Alguien murió hoy. Tenía mi edad. La muerte ronda la plaza que está a pocas cuadras de donde vivo, ella va vestida de tul arreglada con labial y parece siempre estar cerca, aunque se nuble su mirada en los días buenos y no sepa a quien tomar. Esa falta de seguridad la lleva a besar rostros que no estaban preparados para el final, rostros que aleteaban con fuerza queriendo llegar a la superficie aunque el oxígeno abunde en sus pulmones. Soñadores, llevados al juicio a temprana edad por delitos que no cometieron o que todavía no habían llevado a cabo, llenos de magia misteriosa en lunas que parecen repetirse. Necesito a alguien, y me apena decirlo, necesito un amigo, necesito a alguien. Pero estoy solo en las montañas, descifrando sentimientos, ahogado por la virtualidad y su voraz mirada que espera mi próximo movimiento. Atrapado en los pasillos interminables de mi memoria. Embriagándome mano a mano con el futuro sin pensar en mi presente estable y lleno de oportunidades. Escribo poesía como alguien que padece de una enfermedad. La narrativa casi no me interesa, pero siempre vuelvo a ella. Beso a los escritores muertos cuando cae la noche. Escucho atentamente las confesiones de aquellos músicos que dejaron este mundo por decisión propia. Encuentro a una mujer y me siento a escucharla por un tiempo y luego desaparece. O desaparezco yo. No lo sé.

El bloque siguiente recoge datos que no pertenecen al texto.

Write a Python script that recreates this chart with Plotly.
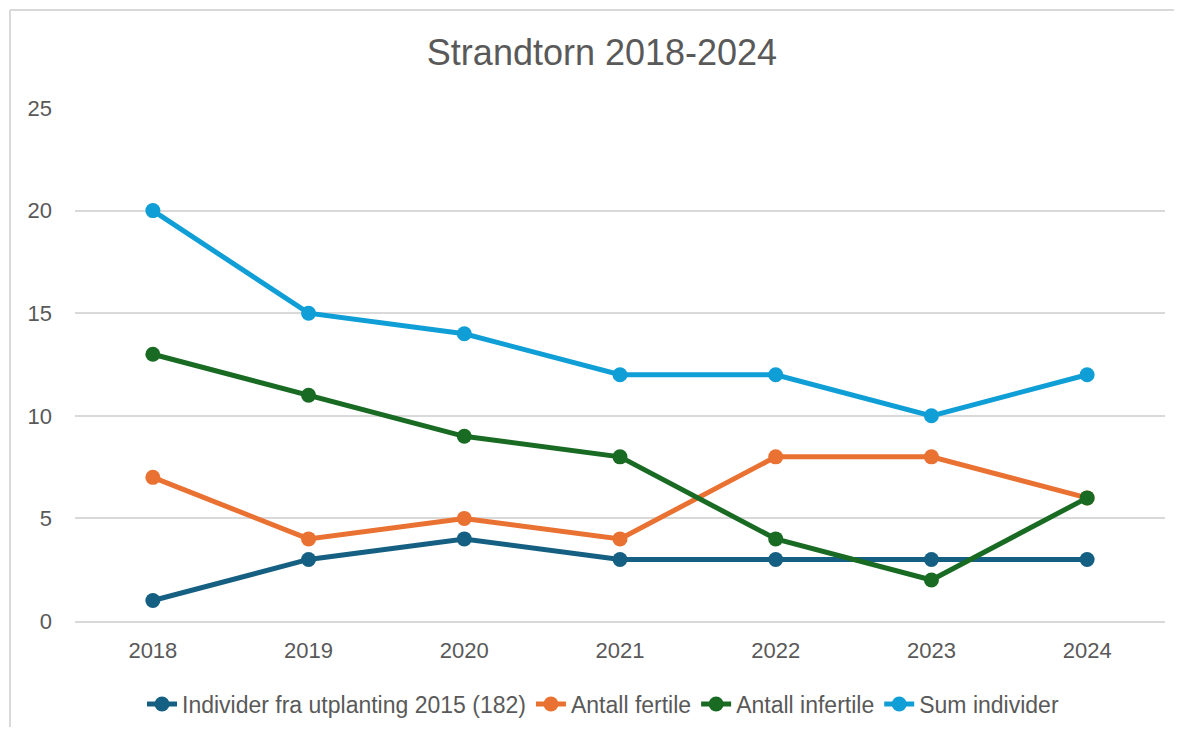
import plotly.graph_objects as go

years = ["2018", "2019", "2020", "2021", "2022", "2023", "2024"]
utplanting = [1, 3, 4, 3, 3, 3, 3]
fertile = [7, 4, 5, 4, 8, 8, 6]
infertile = [13, 11, 9, 8, 4, 2, 6]
sum_ind = [20, 15, 14, 12, 12, 10, 12]

names = ["Individer fra utplanting 2015 (182)", "Antall fertile", "Antall infertile", "Sum individer"]
colors = ["#156082", "#E97132", "#196B24", "#0F9ED5"]
series = [utplanting, fertile, infertile, sum_ind]

OFF = 8  # page body margin
W, H = 1184 - 2 * OFF, 737 - 2 * OFF
L, T = 75 - OFF, 108 - OFF
pw, ph = 1090, 513
R = W - L - pw
B = H - T - ph

fig = go.Figure()
for n, c, s in zip(names, colors, series):
    fig.add_trace(go.Scatter(x=years, y=s, name=n, mode="lines+markers",
                             line=dict(color=c, width=5),
                             marker=dict(color=c, size=15)))

def px_x(p):
    return (p - OFF - L) / pw
def px_y(p):
    return (T + ph - (p - OFF)) / ph

# outer chart frame (left and top edges visible in the reference crop)
fig.add_shape(type="line", xref="paper", yref="paper",
              x0=px_x(10), x1=px_x(10), y0=px_y(10), y1=px_y(OFF + H - 2),
              line=dict(color="#D9D9D9", width=2))
fig.add_shape(type="line", xref="paper", yref="paper",
              x0=px_x(10), x1=px_x(OFF + W - 2), y0=px_y(10), y1=px_y(10),
              line=dict(color="#D9D9D9", width=2))

font = "Liberation Sans"
fig.update_layout(
    width=W, height=H,
    margin=dict(l=L, r=R, t=T, b=B, autoexpand=False),
    paper_bgcolor="white", plot_bgcolor="white",
    font=dict(family=font, color="#595959", size=22),
    title=dict(text="Strandtorn 2018-2024", x=px_x(602), xanchor="center", xref="paper",
               y=1 - (52 - OFF) / H, yanchor="middle",
               font=dict(size=36, color="#595959", family=font)),
    xaxis=dict(type="category", range=[-0.5, 6.5], showgrid=False,
               showline=True, linecolor="#D9D9D9", linewidth=2, automargin=False,
               ticks="", tickfont=dict(size=22, color="#595959"), ticklabelstandoff=9),
    yaxis=dict(range=[0, 25], dtick=5, showgrid=True, gridcolor="#D9D9D9", gridwidth=1.5,
               zeroline=False, showline=False, ticks="", automargin=False,
               tickfont=dict(size=22, color="#595959"), ticklabelstandoff=22),
    legend=dict(orientation="h", x=px_x(603), xanchor="center", y=px_y(704), yanchor="middle",
                font=dict(size=23, color="#595959"), itemwidth=30, tracegroupgap=0),
    showlegend=True,
)
fig.write_html("out.html")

Termino el café y dejo el billete de cien debajo del platito blanco. Camino por la calle Colonia sintiendo el sol agitando mis venas. Por acá vivió Darnauchans, pienso. Enciendo otro cigarro más y sigo arrastrándome esquivando las miradas. El presente es fantástico, el futuro me persigue, y más en aquellas noches, donde no puedo dormir, con la oreja pegada en la almohada fría presagiando una tormenta a la mañana, y solo, completamente solo bajo estas paredes que hace tiempo deje de sentir eran mías. ¿Por qué me empecino tanto en darle vueltas al asunto? Voy a escapar de acá, antes que la confusión se adueñe de mis ojos.